On paper, that might sound like Seinfeld slice-of-life stuff, but Haywood — head cocked knowingly to the side — gives it more of an edge.

“I like to stir the pot,” he says. “I don’t want to talk about how I tried to take the cat for a walk.”

Consider one of his best bits, his story about moving to Parkdale, opening his window one fresh morning and watching a hooker take a dump in his yard. He fleshes out the tale with a hilarious image of the woman squatting, a pained, constipated look on her face.

“That actually happened to a friend of mine about 10 years ago, when Parkdale was extra-creepy,” he says.

“He literally opened the drapes and, “Oh, good morning! What the hell is going on?'”

Speaking of crap, Haywood likes calling bullshit for what it is.

“I like to talk about the things that aren’t being said. I enjoy getting those muffled laughs, the ones where people don’t know if they should be laughing or not.”

For example? Cancer. Haywood has a near-classic bit about Montreal Canadiens captain Saku Koivu, who had non-Hodgkins lymphoma, then made a comeback.

“Non-Hodgkins lymphoma,” he says in the joke. “N… H… L… — hmm. That’d be the official cancer of the NHL.”

He then points out that Mario Lemieux survived the same disease, concluding, “Unless your grandma has a helluva slapshot, she’s gonna die.”

It’s mordant stuff — the image of a granny on the rink, the suggestion of elitist treatment for athletes, and the fact that probably everyone in the audience has been touched by cancer. Haywood himself lost his mom to cancer 21 years ago.

“I’m trying to peel back and get at the truths that are universal,” he says.

He’s also trying to avoid the kind of easy material that got him quick laughs at amateur nights eight years ago.

“I used to do a gag about CLIT-FM, pointless goofiness,” he admits. “Fart jokes are hilarious, even today.”

One of the jokes he’s currently working on concerns how some comics appropriated the recent death of stand-up J.T. Huntley by making it seem like their own personal tragedy. It’s structured like a talk show called The Back To Me Show.

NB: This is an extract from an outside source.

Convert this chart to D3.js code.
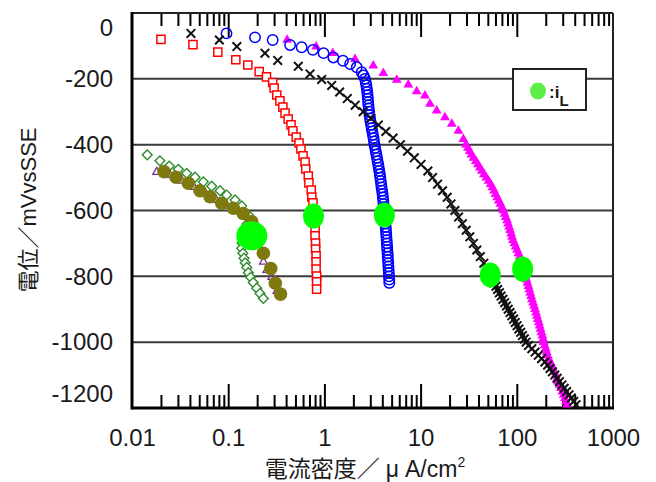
<!DOCTYPE html>
<html>
<head>
<meta charset="utf-8">
<title>分極曲線</title>
<script src="https://d3js.org/d3.v7.min.js"></script>
<style>
  body { margin: 0; background: #fff; }
  svg text { font-family: "Liberation Sans", Arial, "Noto Sans CJK JP", sans-serif; fill: #1a1a1a; }
</style>
</head>
<body>
<div id="chart"></div>
<script>

// ---- data (E in mV vs SSE, i in uA/cm2) ----
var xTickLabels = ["0.01", "0.1", "1", "10", "100", "1000"];
var yTickLabels = ["0", "-200", "-400", "-600", "-800", "-1000", "-1200"];

// red open squares
var redE = [-80,-96,-119,-142,-158,-178,-194,-211,-228,-249,-267,-286,-304,-322,-340,-358,-377,-395,
  -413,-434,-453,-474,-495,-516,-538,-559,-577,-598,-617,-638,-656,-677,-699,-717,-738,-756,-778,-799,-817,-839];
var redI = [0.020,0.043,0.078,0.12,0.16,0.21,0.25,0.29,0.30,0.32,0.345,0.37,0.39,0.42,0.45,0.47,0.51,0.545,
  0.57,0.60,0.63,0.64,0.68,0.69,0.73,0.74,0.76,0.77,0.78,0.79,0.80,0.80,0.81,0.81,0.82,0.82,0.82,0.83,0.83,0.83];

// blue open circles
var blueE = [-62,-74,-82,-97,-104,-112,-122,-135,-145,-155,-165,-180,
  -190,-200,-210,-220,-230,-240,-250,-260,-270,-280,
  -290,-300,-310,-320,-330,-340,-350,-360,-370,-380,
  -390,-400,-410,-420,-430,-440,-450,-460,-470,-480,
  -490,-500,-510,-520,-530,-540,-550,-560,-570,-580,
  -590,-600,-610,-620,-630,-640,-650,-660,-670,-680,
  -690,-700,-710,-720,-730,-740,-750,-760,-770,-780,
  -790,-800,-810,-820];
var blueI = [0.096,0.19,0.29,0.44,0.58,0.76,0.98,1.24,1.56,1.85,2.17,2.44,
  2.55,2.64,2.69,2.73,2.76,2.79,2.81,2.83,2.85,2.87,
  2.89,2.92,2.94,2.98,3.02,3.06,3.10,3.15,3.19,3.24,
  3.28,3.32,3.37,3.42,3.47,3.52,3.57,3.63,3.67,3.72,
  3.77,3.81,3.85,3.89,3.93,3.98,4.02,4.06,4.09,4.12,
  4.15,4.18,4.21,4.25,4.28,4.31,4.34,4.36,4.39,4.41,
  4.44,4.46,4.49,4.51,4.54,4.56,4.58,4.61,4.63,4.65,
  4.67,4.69,4.72,4.73];

// black crosses
var blackE = [-62,-82,-102,-122,-144,-162,-185,-202,
  -220,-240,-260,-280,-300,-320,-340,-360,-380,-400,
  -420,-440,-460,-480,-500,-520,-540,-560,-580,-600,
  -620,-640,-660,-680,-700,-720,-740,-760,-780,-800,
  -810,-820,-830,-840,-850,-860,-870,-880,-890,-900,
  -910,-920,-930,-940,-950,-960,-970,-980,-990,-1000,
  -1010,-1020,-1030,-1040,-1050,-1060,-1070,-1080,-1090,-1100,
  -1110,-1120,-1130,-1140,-1150,-1160,-1170,-1180,-1190];
var blackI = [0.041,0.081,0.123,0.241,0.327,0.535,0.709,0.937,
  1.19,1.44,1.73,2.09,2.53,3.04,3.64,4.35,5.18,6.17,
  7.31,8.60,10.1,11.9,13.3,15.0,16.9,18.9,20.7,22.7,
  24.8,27.2,29.8,32.5,35.4,38.4,41.8,45.4,49.4,53.5,
  55.9,58.2,60.8,63.2,65.9,68.7,71.7,74.8,78.2,81.4,
  85.0,88.7,92.6,96.5,100.7,105.1,109.8,114.6,119.7,125.0,
  132.3,143.2,155.0,167.3,181.1,196.0,209.1,221.4,234.5,248.3,
  262.4,277.9,294.3,311.0,329.4,348.8,368.6,390.4,413.4];

// magenta filled triangles
var magE = [-82,-102,-122,-140,-160,-183,-203,-218,-238,-251,-276,-297,-317,-337,-358,-383,
  -400,-410,-420,-430,-440,-450,-460,-470,-480,-490,
  -500,-510,-520,-530,-540,-550,-560,-570,-580,-590,
  -600,-610,-620,-630,-640,-650,-660,-670,-680,-690,
  -700,-710,-720,-730,-740,-750,-760,-770,-780,-790,
  -800,-810,-820,-830,-840,-850,-860,-870,-880,-890,
  -900,-910,-920,-930,-940,-950,-960,-970,-980,-990,
  -1000,-1010,-1020,-1030,-1040,-1050,-1060,-1070,-1080,-1090,
  -1100,-1110,-1120,-1130,-1140,-1150,-1160,-1170,-1180,-1190];
var magI = [0.41,0.82,1.22,2.08,3.22,4.10,5.65,7.45,9.11,11.1,12.5,14.7,17.9,21.1,24.7,27.8,
  29.6,31.1,32.4,33.8,35.5,37.6,39.4,41.3,43.3,45.6,
  48.2,50.9,53.4,55.8,58.1,60.1,62.6,65.0,67.5,70.0,
  72.4,74.7,76.9,79.3,81.2,83.2,85.2,87.3,89.2,91.3,
  94.4,97.4,100.5,103.9,107.4,110.6,112.7,115.2,117.7,120.5,
  123.2,126.2,128.9,132.0,134.9,137.8,140.8,143.9,147.4,151.0,
  154.6,158.4,161.8,165.3,169.3,172.6,176.4,180.2,184.1,187.7,
  190.4,195.0,199.7,204.1,209.1,214.6,221.9,228.9,236.7,244.8,
  253.1,261.8,270.0,279.2,288.0,297.9,307.3,316.2,325.4,334.1];

// dark green open diamonds
var diaE = [-431,-449,-465,-475,-487,-499,-513,-526,-540,-553,-568,-586,-614,-641,-671,-699,
  -715,-730,-745,-759,-773,-789,-803,-819,-836,-852,-867];
var diaI = [0.0144,0.0195,0.0244,0.0303,0.0370,0.0452,0.0551,0.0674,0.0822,0.0965,0.118,0.138,0.162,0.157,0.146,0.139,
  0.138,0.142,0.146,0.150,0.156,0.162,0.171,0.182,0.198,0.214,0.232];

// purple open triangles
var purE = [-483,-492,-510,-529,-547,-568,-586,-602,-620,-653,-705,-756,-781,-802,-845];
var purI = [0.0181,0.0248,0.0331,0.0441,0.0574,0.0747,0.0972,0.126,0.157,0.185,0.204,0.233,0.253,0.285,0.322];

// olive filled circles
var oliveE = [-482,-499,-517,-540,-558,-578,-593,-609,-634,-681,-730,-776,-821,-854];
var oliveI = [0.0215,0.0287,0.0385,0.0509,0.0647,0.0856,0.113,0.143,0.176,0.199,0.232,0.277,0.309,0.350];

// limiting current density iL (green)
var ilE = [-617,-614,-796,-778,-677];
var ilI = [0.77,4.2,53,115,0.176];

// ---- chart ----
var width = 656, height = 482;
var margin = {top: 13, right: 43, bottom: 74, left: 132};
var x0 = margin.left, x1 = width - margin.right;
var y0 = margin.top, y1 = height - margin.bottom;

var svg = d3.select("#chart")
  .append("svg")
    .attr("width", width)
    .attr("height", height);

var x = d3.scaleLog().domain([0.01, 1000]).range([x0, x1]);
var y = d3.scaleLinear().domain([-1200, 0]).range([y1, y0]);

function pts(E, I) {
  return E.map(function(e, k) { return {e: e, i: I[k]}; });
}

// horizontal grid
svg.append("g")
  .selectAll("line")
  .data([-200, -400, -600, -800, -1000])
  .enter().append("line")
    .attr("x1", x0).attr("x2", x1)
    .attr("y1", function(d) { return y(d); })
    .attr("y2", function(d) { return y(d); })
    .attr("stroke", "#3a3a3a")
    .attr("stroke-width", 2);

// log ticks, inside on top and bottom
var decades = [0.1, 1, 10, 100];
var minor = x.ticks().filter(function(v) {
  var l = Math.log10(v);
  return Math.abs(l - Math.round(l)) > 1e-6;
});

function tickAxis(axis, ty, vals, len) {
  var g = svg.append("g")
    .attr("transform", "translate(0," + ty + ")")
    .call(axis(x).tickValues(vals).tickSize(len).tickFormat(""));
  g.select(".domain").remove();
  g.selectAll("line").attr("stroke", "#000").attr("stroke-width", 2);
}
tickAxis(d3.axisTop, y1, minor, 13);
tickAxis(d3.axisTop, y1, decades, 24);
tickAxis(d3.axisBottom, y0, minor, 13);
tickAxis(d3.axisBottom, y0, decades, 24);

// x tick labels
var xl = svg.append("g")
  .attr("transform", "translate(0," + y1 + ")")
  .call(d3.axisBottom(x)
    .tickValues([0.01, 0.1, 1, 10, 100, 1000])
    .tickSize(0).tickPadding(21)
    .tickFormat(function(d, k) { return xTickLabels[k]; }));
xl.select(".domain").remove();
xl.selectAll("text").attr("font-size", 24).attr("font-family", null).style("fill", "#1a1a1a");

// y tick labels
var yl = svg.append("g")
  .attr("transform", "translate(" + x0 + ",0)")
  .call(d3.axisLeft(y)
    .tickValues([0, -200, -400, -600, -800, -1000, -1200])
    .tickSize(0).tickPadding(19)
    .tickFormat(function(d, k) { return yTickLabels[k]; }));
yl.select(".domain").remove();
yl.selectAll("text").attr("font-size", 24).attr("font-family", null).style("fill", "#1a1a1a")
  .attr("transform", function(d) { return d === 0 ? "translate(0,15)" : d === -1200 ? "translate(0,-14)" : null; });

// frame
svg.append("line").attr("x1", x0).attr("x2", x1).attr("y1", y0).attr("y2", y0).attr("stroke", "#222").attr("stroke-width", 2);
svg.append("line").attr("x1", x1).attr("x2", x1).attr("y1", y0).attr("y2", y1).attr("stroke", "#222").attr("stroke-width", 2);
svg.append("line").attr("x1", x0).attr("x2", x0).attr("y1", y0 - 1).attr("y2", y1 + 1.5).attr("stroke", "#000").attr("stroke-width", 3);
svg.append("line").attr("x1", x0).attr("x2", x1 + 1).attr("y1", y1).attr("y2", y1).attr("stroke", "#000").attr("stroke-width", 3);

// series markers
function markers(data, symbol, size, stroke, fill, sw, rot) {
  svg.append("g")
    .selectAll("path")
    .data(data)
    .enter().append("path")
      .attr("d", d3.symbol().type(symbol).size(size))
      .attr("transform", function(d) {
        return "translate(" + x(d.i) + "," + y(d.e) + ")" + (rot ? " rotate(" + rot + ")" : "");
      })
      .attr("fill", fill)
      .attr("stroke", stroke)
      .attr("stroke-width", sw);
}

markers(pts(magE, magI), d3.symbolTriangle, 42, "none", "#ff00ff", 0);
markers(pts(blueE, blueI), d3.symbolCircle, 85, "#0000ff", "none", 1.5);
markers(pts(redE, redI), d3.symbolSquare, 66, "#ff0000", "#fff", 1.5);
markers(pts(diaE, diaI), d3.symbolSquare, 48, "#2e8b2e", "#fff", 1.4, 45);
markers(pts(purE, purI), d3.symbolTriangle, 28, "#7b2fa0", "none", 1.3);
markers(pts(oliveE, oliveI), d3.symbolCircle, 145, "none", "#7f7a10", 0);
markers(pts(blackE, blackI), d3.symbolTimes, 50, "#111", "none", 2);

// iL points (the one in the left cluster is drawn larger)
svg.append("g")
  .selectAll("ellipse")
  .data(pts(ilE, ilI))
  .enter().append("ellipse")
    .attr("cx", function(d) { return x(d.i); })
    .attr("cy", function(d) { return y(d.e); })
    .attr("rx", function(d, k) { return k === 4 ? 15.5 : 10.5; })
    .attr("ry", function(d, k) { return k === 4 ? 14.5 : 12.5; })
    .attr("fill", "#00ff00");

// legend
var lg = svg.append("g");
lg.append("rect")
  .attr("x", 513).attr("y", 69).attr("width", 73).attr("height", 41)
  .attr("fill", "#fff").attr("stroke", "#222").attr("stroke-width", 2);
lg.append("ellipse")
  .attr("cx", 538).attr("cy", 91).attr("rx", 8).attr("ry", 8.5)
  .attr("fill", "#5cf046");
var lt = lg.append("text")
  .attr("x", 549).attr("y", 98)
  .attr("font-size", 17).attr("font-weight", "bold");
lt.append("tspan").text(":i");
lt.append("tspan").attr("dy", 8).attr("font-size", 15).text("L");

// axis titles
svg.append("text")
  .attr("transform", "translate(28,210) rotate(-90)")
  .attr("text-anchor", "middle")
  .attr("dominant-baseline", "central")
  .attr("font-size", 22)
  .text("電位／mVvsSSE");

var xt = svg.append("text")
  .attr("x", 365).attr("y", 477)
  .attr("text-anchor", "middle")
  .attr("font-size", 23);
xt.append("tspan").text("電流密度／");
xt.append("tspan").attr("dx", 6).text("μ");
xt.append("tspan").attr("dx", 6).text("A/cm");
xt.append("tspan").attr("dy", -10).attr("font-size", 14).text("2");

</script>
</body>
</html>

These days, apart from stand-up, Haywood’s taking acting classes, appearing in the occasional commercial — a Budweiser spot with the comic in an ugly turtleneck sweater won an award in the U.S. — and is working on a short film about serial killings in and around a comedy club.

“It’s important to be doing other things,” he says. “I can tell when I hear a joke that the comic wrote it in his living room with the TV on. You’ve got to get out and experience things. Mix it up. Evolve.”